A one-point defeat proved a modest but firm platform for a season that ended with an All-Ireland semi-final place earned through the qualifiers and in the time since significant improvement each year – the maintenance of which is up for grabs tomorrow.
But it was his performances as a player in Munster matches against Tipperary, which helped to establish the JBM legend.
Having debuted for the county hurlers in 1975, Barry-Murphy began the following season on the bench, his omission from the team to play Tipperary considered a surprise.

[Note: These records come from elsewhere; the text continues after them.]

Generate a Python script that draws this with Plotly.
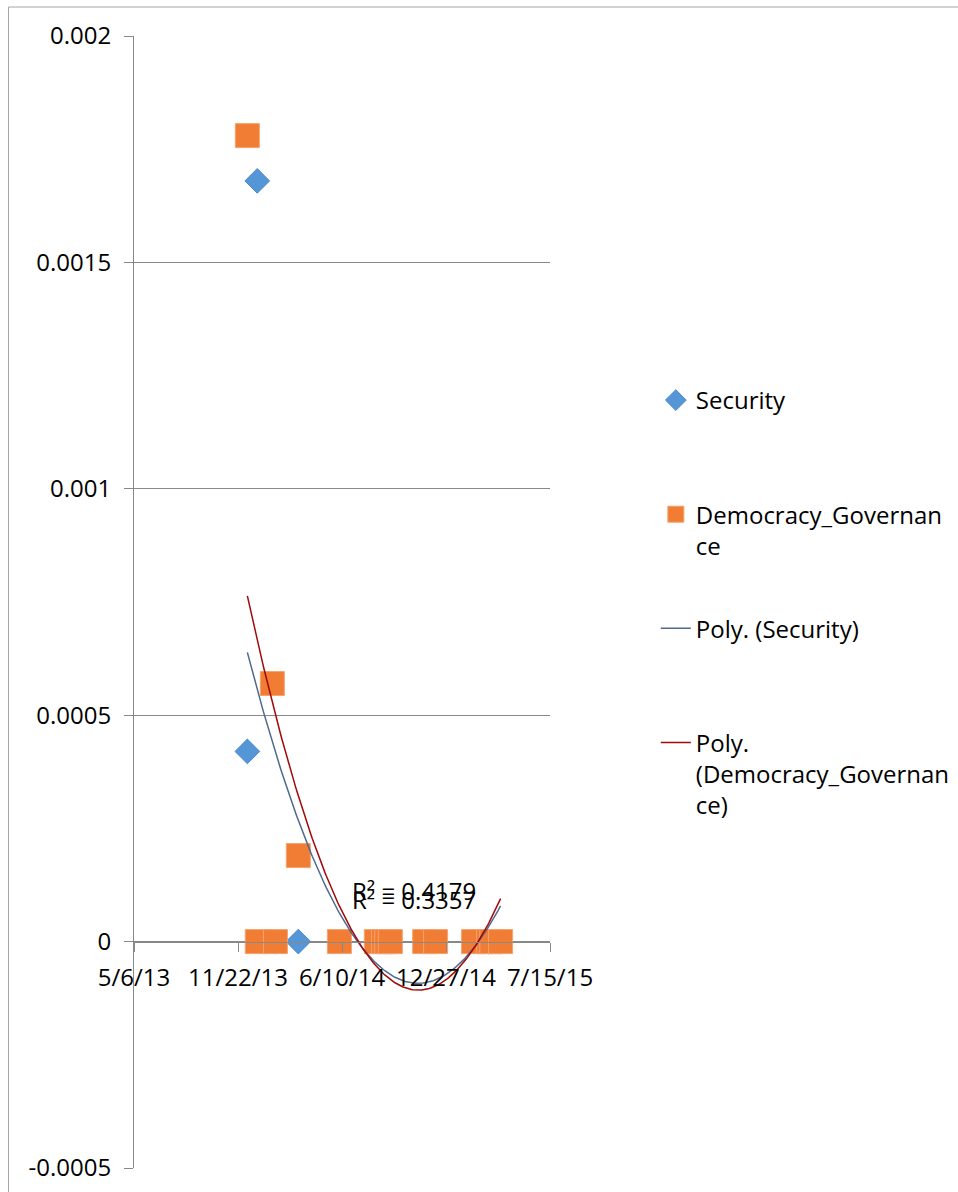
import numpy as np
import pandas as pd
import plotly.graph_objects as go

# Observation dates shared by both series
dates = ["2013-12-10", "2013-12-29", "2014-01-27", "2014-02-02", "2014-03-18",
         "2014-06-05", "2014-08-15", "2014-08-29", "2014-09-04", "2014-09-11",
         "2014-11-16", "2014-12-07", "2015-02-18", "2015-03-19", "2015-03-25",
         "2015-04-11"]
security = [0.00042, 0.00168, 0, 0, 0, 0, 0, 0, 0, 0, 0, 0, 0, 0, 0, 0]
democracy = [0.00178, 0, 0.00057, 0, 0.00019, 0, 0, 0, 0, 0, 0, 0, 0, 0, 0, 0]

r2_labels = ["R² = 0.4179", "R² = 0.3357"]

x_ticks = ["2013-05-06", "2013-11-22", "2014-06-10", "2014-12-27", "2015-07-15"]
x_tick_text = ["5/6/13", "11/22/13", "6/10/14", "12/27/14", "7/15/15"]
y_ticks = [-0.0005, 0, 0.0005, 0.001, 0.0015, 0.002]
y_tick_text = ["-0.0005", "0", "0.0005", "0.001", "0.0015", "0.002"]

FONT = "Open Sans"
GRID = "#888888"

dt = pd.to_datetime(dates)
origin = dt.min()
days = np.array([(d - origin).days for d in dt], dtype=float)


def poly_trend(values):
    """Second-order least-squares trend evaluated across the data span."""
    coef = np.polyfit(days, np.array(values, dtype=float), 2)
    xs = np.linspace(days.min(), days.max(), 200)
    return origin + pd.to_timedelta(xs, unit="D"), np.polyval(coef, xs)


sec_x, sec_y = poly_trend(security)
dem_x, dem_y = poly_trend(democracy)

pad = "<br>\u00a0"
fig = go.Figure()
fig.add_trace(go.Scatter(
    x=dt, y=security, mode="markers", name="Security" + pad + pad,
    legendgroup="a",
    marker=dict(symbol="diamond", size=19, color="#5597D6",
                line=dict(color="#4A8ACB", width=1))))
fig.add_trace(go.Scatter(
    x=dt, y=democracy, mode="markers",
    name="Democracy_Governan<br>ce" + pad, legendgroup="b",
    marker=dict(symbol="square", size=24, color="#F07D33",
                line=dict(color="#F5A370", width=1))))
fig.add_trace(go.Scatter(
    x=sec_x, y=sec_y, mode="lines", name="Poly. (Security)" + pad + pad,
    legendgroup="c", line=dict(color="#50698C", width=1.5)))
fig.add_trace(go.Scatter(
    x=dem_x, y=dem_y, mode="lines",
    name="Poly.<br>(Democracy_Governan<br>ce)", legendgroup="d",
    line=dict(color="#A00A0A", width=1.5)))

# R² labels for the two trend lines
r2_x = "2014-10-26"
for txt, yv in zip(r2_labels, [0.000112, 0.000094]):
    fig.add_annotation(x=r2_x, y=yv, text=txt, showarrow=False,
                       font=dict(family=FONT, size=24, color="black"))

# Chart-area border
fig.add_shape(type="rect", xref="paper", yref="paper",
              x0=(8.5 - 134) / 416, x1=2.0,
              y0=-0.05, y1=(1168 - 7) / 1132,
              line=dict(color="#A6A6A6", width=1), layer="below")

fig.update_layout(
    width=958, height=1192, autosize=False,
    margin=dict(l=134, r=408, t=36, b=24, autoexpand=False),
    plot_bgcolor="white", paper_bgcolor="white",
    font=dict(family=FONT, size=24, color="black"),
    showlegend=True,
    legend=dict(x=1.2544, xanchor="left", y=(1168 - 378) / 1132, yanchor="top",
                valign="top", tracegroupgap=17.5,
                font=dict(family=FONT, size=24, color="black"),
                bgcolor="rgba(0,0,0,0)"),
    xaxis=dict(
        type="date", range=[x_ticks[0], x_ticks[-1]],
        tickmode="array", tickvals=x_ticks, ticktext=x_tick_text,
        anchor="free", position=0.2,
        showline=True, linecolor=GRID, linewidth=1,
        ticks="outside", ticklen=9, tickcolor=GRID,
        ticklabelstandoff=6,
        showgrid=False, zeroline=False,
        tickfont=dict(family=FONT, size=24, color="black")),
    yaxis=dict(
        range=[-0.0005, 0.002], tickmode="array",
        tickvals=y_ticks, ticktext=y_tick_text,
        showline=True, linecolor=GRID, linewidth=1,
        ticks="outside", ticklen=9, tickcolor=GRID,
        ticklabelstandoff=8,
        showgrid=True, gridcolor=GRID, gridwidth=1, zeroline=False,
        tickfont=dict(family=FONT, size=24, color="black")),
)

fig.write_html("out.html")
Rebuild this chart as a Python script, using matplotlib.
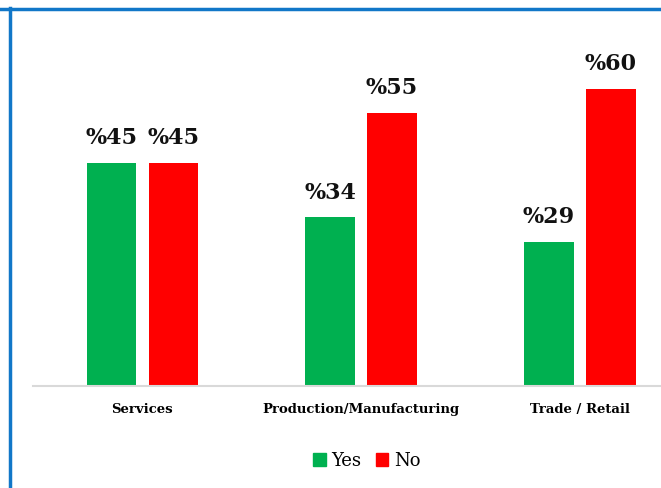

He was brought on by a selection panel that included the legendary Christy Ring (who both championed and acted as mentor to him in his early career) after just 22 minutes in place of the injured Bertie Murphy, who would also go on to become Cork senior manager.
At the time Cork were struggling but, slotting in at centre forward, the replacement scored a point and changed the course of the match and with it the season that would mark the first All-Ireland in the county’s three-in-a-row 1976-78.
Listing the reasons why Cork won – by just a point, Paddy Downey in these pages reported: "Of all these factors, two were predominant – Jimmy Barry-Murphy's brilliant display at centre forward all through the second half and two superb saves by Martin Coleman in quick succession from Power and Butler when Tipperary were two points up in the second half.
“But Barry-Murphy’s arrival on the 40 changed the scene radically and, as it turned out for Tipperary, irretrievably. He gained possession frequently, distributed cleverly and ran on himself when prudent.”
When the counties next met three years later Cork were on course for an All-Ireland four-in-a-row but still the margin was minimal. Again Barry-Murphy stood out, scoring the critical goal.
“Barry-Murphy, who was by far Cork’s best forward, took his chance beautifully when a shot by Seán O’Leary rebounded off the front of the post to give Cork a lead of 1-11 to 1-10.”
Of the six championship matches he played against Tipperary, only one was forgettable – the 1980 semi-final, his performance during which was described in these pages as “a disappointment” although there were mitigating factors.
“For the most part he was lethargic and slow,” reported Seán Kilfeather, “and it seemed that his recent injuries may have taken the edge off his game for the moment. One always has the impression however that he will spring into action and woe betide the defence that underestimates him.”
Three matches
That would be borne out in the three matches that followed. In 1982 Barry-Murphy was captain and hit 1-3 in a comfortable win. The Munster finals of 1984 and 85 are regarded as classics. Tipperary came so close in the GAA’s Centenary Year, leading by four with six minutes left before Cork broke their hearts with an unanswered 2-2.
Jimmy Barry-Murphy had scored two goals earlier in the match and his display was acclaimed as his best Munster final to date. Cork went on to win the All-Ireland. Within a year he went one better in the 1985 Munster final. Cork's manager was Justin McCarthy and in his autobiography Hooked he remembered the day.
"That was Jimmy Barry-Murphy's finest hour for Cork. He scored a goal and three points from play including one amazing effort over by the left-hand touchline near the end. He set up two other goals, while he won three frees that John Fenton scored 1-2 from."
Nicky English played against JBM in the early years of his own career and for the last time in that 1985 final in which he scored 2-3 himself.
“In that era he was my idol and there was no-one bigger in the game. He was man of the match against us in the ’85 final. I played well but there was no doubt that he was the best player on the pitch. I got to swap my jersey with him in 1984, which was a major highlight of my career.”
Tomorrow’s encounter is evenly balanced and Jimmy Barry-Murphy wouldn’t be under any illusion that past performance is a guarantee of future outcomes but then again he would have known that coming on as a sub in 1976 and before all of the other skirmishes scattered through four decades.